Redder’s Pond, Queens

While exploring the campus of Saint John’s University in the Hillcrest neighborhood of Queens, I supplemented my research with old aerial surveys and maps of the site. At the southeastern corner of the campus was once a pond that is entirely covered by a highway. Happy thoughts of a pastoral ice skating site are tempered by headlines of drowning victims at Redder’s Pond.

What happened to this pond and does anyone besides me care that it existed?

Where Utopia Parkway meets Homelawn Street and Grand Central Parkway, the neighborhoods of Hillcrest, Jamaica Estates and Jamaica Hills meet. Prior to 1931, this intersection was the site of Redder’s Pond, one of many glacial kettle ponds atop the terminal moraine.

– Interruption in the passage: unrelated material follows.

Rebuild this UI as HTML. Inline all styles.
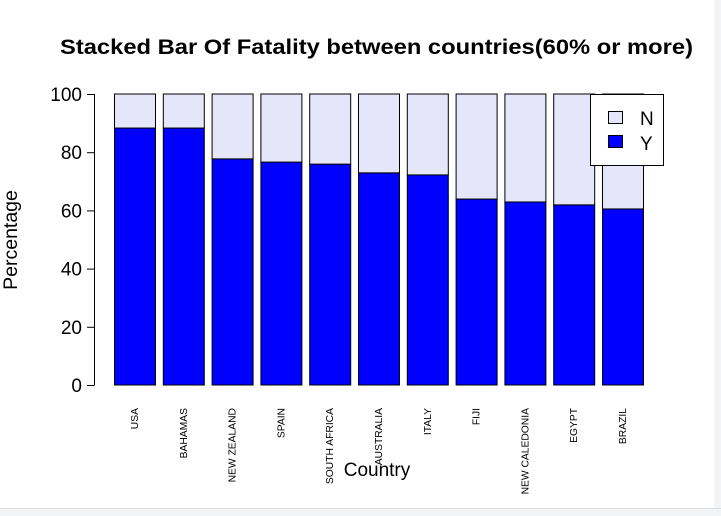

A popular ice skating site, the pond claimed three fatalities on January 5, 1908, when two local teens, Francis and William Stecher, fell into the ice. Passerby Joseph Tiercey attempted to save the boys but the ice cracked under his weight, resulting in a third death. Although the pond was relatively small at two to three acres, it was 12 feet deep.

nyt pond

In 1931, the pond was filled to make way for Grand Central Parkway, a highway designed by Robert Moses that runs from the Triborough (I refuse to call it RFK) Bridge to the Nassau County line, where it continues east as the Northern State Parkway.

As the aerial surveys show, between 1924 and 1951, the oval-shaped pond at the southeast corner was replaced with a highway overpass. The sizable undeveloped super-block was the Hillcrest Golf Club, which in 1954 was developed as the Queens campus of Saint John’s University.

pond 1

The pond resurfaced in print around 2010 when local historian Carl Ballenas published a book on the history of Jamaica Estates. In the book, a page about the pond retells the story of the tragic 1908 drowning. That same year, the Immaculate Conception School and St. John’s University partnered to install a plaque on a boulder marking the location of the post-glacial pond. As the rock is located in a traffic triangle, it would be ideal to have the site named Redder’s Pond Triangle. That’s up to the City Council to decide.

pond 2

Other Jamaica Hills Ponds

Not too far from the site of Redder’s Pond is Goose Pond, the centerpiece of Captain Tilly Park. It is the last kettle pond in the neighborhood that still exists above the surface. All others have been filled.

Goose Pond 1

To the west of Goose Pond, Parsons Boulevard makes the climb on its way north from downtown Jamaica towards downtown Flushing. at the corner of Normal Road and Parsons Boulevard, behind Hillcrest High School used to be Reeves Pond, appearing on the 1909 Bromley atlas as a dotted line mirage. It was filled around 1899 to make way for the trolley line connecting Jamaica to Flushing. The tracks were pulled out in 1937 and today, the Q65 bus route follows the trolley’s path.

Reeves Pond 1907

The Normal School on the map above was founded in 1895 and demolished nearly six decades later in favor of a larger structure. Its site was selected because it was on a hilltop overlooking Jamaica.

normal 1

According to Bien

Looking at the 1891 Joseph Rudolf Bien map, I enclosed the Jamaica Hills neighborhood in a black border. Redder’s Pond is circled in red, Goose Pond in green, and Reeves Pond in purple. The two horizontal highlighted lines are Union Turnpike and Hillside Avenue; the two horizontals are Parsons Boulevard and Homelawn Street. The red line is the border between the towns of Flushing and Jamaica, later marking the path of Grand Central Parkway.

bien jamaica hills

Bien dutifully marks the surface elevation of each pond, along with contour lines and forested areas. To imagine what Jamaica Hills looked like prior to development, a visit to Forest Park would suffice as it also has a knob and kettle terrain shaped by the last ice age.